- STORED DATA:

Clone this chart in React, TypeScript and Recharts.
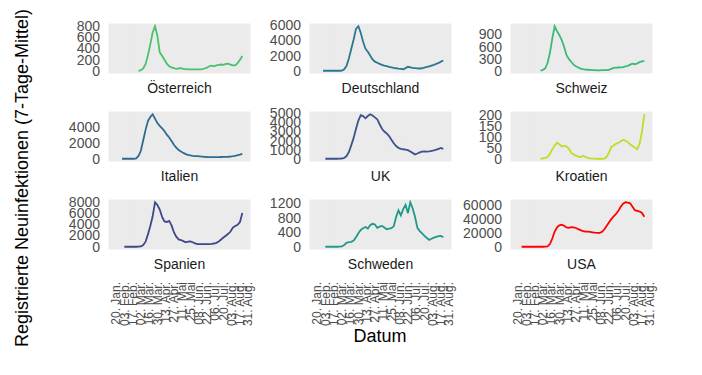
import React from 'react'
import { LineChart, Line, XAxis, YAxis, CartesianGrid } from 'recharts'

// days since 20 Jan, one point every 4 days
const days = [
  6, 10, 14, 18, 22, 26, 30, 34, 38, 42, 46, 50, 54, 58, 62, 66, 70, 74, 78, 82,
  86, 90, 94, 98, 102, 106, 110, 114, 118, 122, 126, 130, 134, 138, 142, 146,
  150, 154, 158, 162, 166, 170, 174, 178, 182, 186, 190, 194, 198, 202, 206,
  210, 214,
]

const tickDays = [0, 14, 28, 42, 56, 70, 84, 98, 112, 126, 140, 154, 168, 182, 196, 210, 224]
const tickLabels = [
  '20. Jan.', '03. Feb.', '17. Feb.', '02. Mär.', '16. Mär.', '30. Mär.',
  '13. Apr.', '27. Apr.', '11. Mai', '25. Mai', '08. Jun.', '22. Jun.',
  '06. Jul.', '20. Jul.', '03. Aug.', '17. Aug.', '31. Aug.',
]

const N = null
const oesterreich = [
  N, N, N, N, N, N, N, N, 5, 15, 45, 120, 280, 470, 680, 790, 620, 330, 270, 200,
  130, 85, 65, 50, 40, 45, 50, 40, 35, 30, 30, 30, 28, 30, 30, 35, 45, 60, 85, 95,
  85, 100, 110, 115, 110, 125, 130, 115, 100, 100, 140, 200, 265,
]
const deutschland = [
  N, 0, 2, 2, 2, 2, 1, 2, 5, 30, 200, 650, 1650, 2900, 4100, 5500, 5850, 5000,
  3800, 2900, 2500, 2000, 1500, 1200, 1050, 900, 780, 680, 600, 500, 440, 380,
  330, 280, 240, 200, 350, 520, 450, 380, 360, 320, 300, 330, 430, 500, 580, 680,
  780, 900, 1030, 1200, 1350,
]
const schweiz = [
  N, N, N, N, N, N, N, N, 10, 30, 70, 200, 450, 800, 1100, 980, 880, 760, 600, 400,
  300, 230, 160, 120, 90, 65, 50, 40, 35, 30, 25, 25, 22, 22, 25, 25, 28, 35, 55,
  80, 85, 90, 95, 100, 115, 130, 160, 185, 170, 190, 220, 240, 250,
]
const italien = [
  N, 0, 0, 0, 0, 0, 3, 50, 350, 1000, 2300, 3600, 4700, 5200, 5550, 5000, 4450,
  4100, 3800, 3450, 3000, 2650, 2200, 1750, 1400, 1100, 900, 730, 580, 480, 420,
  370, 330, 320, 300, 270, 240, 220, 210, 200, 200, 200, 210, 220, 230, 240, 250,
  280, 320, 370, 440, 520, 620,
]
const uk = [
  N, N, 2, 2, 2, 2, 3, 5, 10, 30, 100, 300, 750, 1500, 2300, 3300, 4200, 4800,
  4700, 4450, 4700, 4900, 4750, 4550, 4350, 3800, 3300, 3000, 2780, 2500, 2100,
  1700, 1400, 1200, 1100, 1050, 1000, 950, 800, 650, 480, 580, 700, 780, 820, 790,
  820, 870, 930, 1000, 1100, 1200, 1080,
]
const kroatien = [
  N, N, N, N, N, N, N, N, 2, 4, 6, 10, 25, 45, 62, 75, 68, 58, 62, 58, 48, 30, 22,
  16, 12, 10, 16, 10, 6, 4, 3, 3, 2, 2, 2, 3, 10, 30, 55, 63, 70, 75, 82, 88, 85,
  78, 68, 60, 52, 46, 70, 125, 205,
]
const spanien = [
  N, N, 0, 0, 0, 0, 0, 0, 10, 60, 300, 900, 2200, 3700, 5400, 7900, 7400, 6600,
  5300, 4500, 4400, 4600, 3800, 2600, 1800, 1300, 1200, 1000, 800, 900, 950, 800,
  600, 480, 470, 470, 480, 480, 480, 520, 580, 700, 950, 1300, 1650, 1950, 2300,
  2700, 3400, 3700, 3900, 4400, 6000,
]
const schweden = [
  N, N, 0, 1, 1, 1, 1, 1, 2, 10, 50, 110, 130, 135, 170, 260, 370, 460, 510, 540,
  500, 590, 630, 610, 520, 550, 570, 530, 480, 500, 510, 560, 820, 1000, 860, 1030,
  1150, 920, 1220, 1050, 820, 520, 430, 370, 300, 240, 190, 220, 250, 270, 290,
  300, 260,
]
const usa = [
  0, 0, 0, 0, 0, 0, 0, 1, 5, 20, 100, 500, 4000, 12000, 22000, 28000, 31000, 32000,
  30500, 28000, 27500, 28300, 28000, 27200, 25500, 24000, 22500, 22000, 21800,
  21500, 21000, 20500, 20200, 20000, 21500, 25000, 30000, 35000, 40000, 44000,
  47500, 52000, 58000, 62500, 64500, 64000, 63000, 58000, 53000, 52000, 51000,
  49000, 43500,
]

type Panel = { name: string; values: (number | null)[]; color: string; ticks: number[] }

const panels: Panel[] = [
  { name: 'Österreich', values: oesterreich, color: '#4AC16D', ticks: [0, 200, 400, 600, 800] },
  { name: 'Deutschland', values: deutschland, color: '#2A788E', ticks: [0, 2000, 4000, 6000] },
  { name: 'Schweiz', values: schweiz, color: '#3BBB75', ticks: [0, 300, 600, 900] },
  { name: 'Italien', values: italien, color: '#2F6B8E', ticks: [0, 2000, 4000] },
  { name: 'UK', values: uk, color: '#3B528B', ticks: [0, 1000, 2000, 3000, 4000, 5000] },
  { name: 'Kroatien', values: kroatien, color: '#BBDF27', ticks: [0, 50, 100, 150, 200] },
  { name: 'Spanien', values: spanien, color: '#404788', ticks: [0, 2000, 4000, 6000, 8000] },
  { name: 'Schweden', values: schweden, color: '#1F9A8A', ticks: [0, 400, 800, 1200] },
  { name: 'USA', values: usa, color: '#FF0000', ticks: [0, 20000, 40000, 60000] },
]

const COL_LEFT = [109, 310, 511]
const ROW_TOP = [24, 112, 200]
const PW = 141
const PH = 49
const AXW = 70
const PAD = 12 // room so edge labels are not clipped
const X_DOMAIN = [-12, 227]

function DateTick(props: any) {
  const { x, y, payload } = props
  const i = tickDays.indexOf(payload.value)
  return (
    <text
      x={x}
      y={y}
      transform={`rotate(-90 ${x} ${y})`}
      textAnchor="end"
      dy="0.35em"
      fontSize={12}
      fill="#4D4D4D"
    >
      {tickLabels[i]}
    </text>
  )
}

function FacetPanel({ panel, row, col }: { panel: Panel; row: number; col: number }) {
  const bottom = row === 2
  const data = days.map((d, i) => ({ day: d, v: panel.values[i] }))
  const vals = panel.values.filter((v): v is number => v !== null)
  const lo = Math.min(...vals)
  const hi = Math.max(...vals)
  const pad = (hi - lo) * 0.05
  const xh = bottom ? 90 : 0

  return (
    <div style={{ position: 'absolute', left: COL_LEFT[col] - AXW, top: ROW_TOP[row] - PAD }}>
      <LineChart
        width={AXW + PW + PAD}
        height={PH + xh + 2 * PAD}
        data={data}
        margin={{ top: PAD, right: PAD, bottom: PAD, left: 0 }}
      >
        <CartesianGrid fill="#EBEBEB" stroke="#EBEBEB" />
        <XAxis
          dataKey="day"
          type="number"
          domain={X_DOMAIN}
          ticks={tickDays}
          interval={0}
          hide={!bottom}
          height={xh}
          axisLine={false}
          tickLine={false}
          tickSize={0}
          tickMargin={33}
          tick={<DateTick />}
        />
        <YAxis
          type="number"
          width={AXW}
          domain={[lo - pad, hi + pad]}
          allowDataOverflow
          ticks={panel.ticks}
          interval={0}
          axisLine={false}
          tickLine={false}
          tickSize={0}
          tickMargin={9}
          tick={{ fill: '#4D4D4D', fontSize: 14 }}
        />
        <Line
          dataKey="v"
          type="linear"
          stroke={panel.color}
          strokeWidth={1.8}
          dot={false}
          isAnimationActive={false}
        />
      </LineChart>
    </div>
  )
}

export default function App() {
  return (
    <div
      style={{
        position: 'absolute',
        left: 0,
        top: 0,
        width: 702,
        height: 375,
        background: '#ffffff',
        fontFamily: 'Arial, "Liberation Sans", sans-serif',
        overflow: 'hidden',
      }}
    >
      {panels.map((p, i) => (
        <FacetPanel key={p.name} panel={p} row={Math.floor(i / 3)} col={i % 3} />
      ))}
      <svg
        width={702}
        height={375}
        style={{ position: 'absolute', left: 0, top: 0, pointerEvents: 'none' }}
      >
        {panels.map((p, i) => {
          const r = Math.floor(i / 3)
          const c = i % 3
          return (
            <text
              key={p.name}
              x={COL_LEFT[c] + PW / 2}
              y={ROW_TOP[r] + PH + 15}
              dy="0.35em"
              textAnchor="middle"
              fontSize={14}
              fill="#1A1A1A"
            >
              {p.name}
            </text>
          )
        })}
        <text x={380} y={336} dy="0.35em" textAnchor="middle" fontSize={18} fill="#000">
          Datum
        </text>
        <text
          x={22}
          y={178}
          dy="0.35em"
          textAnchor="middle"
          fontSize={18}
          fill="#000"
          transform="rotate(-90 22 178)"
        >
          Registrierte Neuinfektionen (7-Tage-Mittel)
        </text>
      </svg>
    </div>
  )
}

- WRITTEN PROBLEM: Print the data above verbatim from the first line through the line holding "XAxis, YAxis, CartesianGrid", leaving every picture out.

- WRITTEN REPLY:
Clone this chart in React, TypeScript and Recharts.
import React from 'react'
import { LineChart, Line, XAxis, YAxis, CartesianGrid } from 'recharts'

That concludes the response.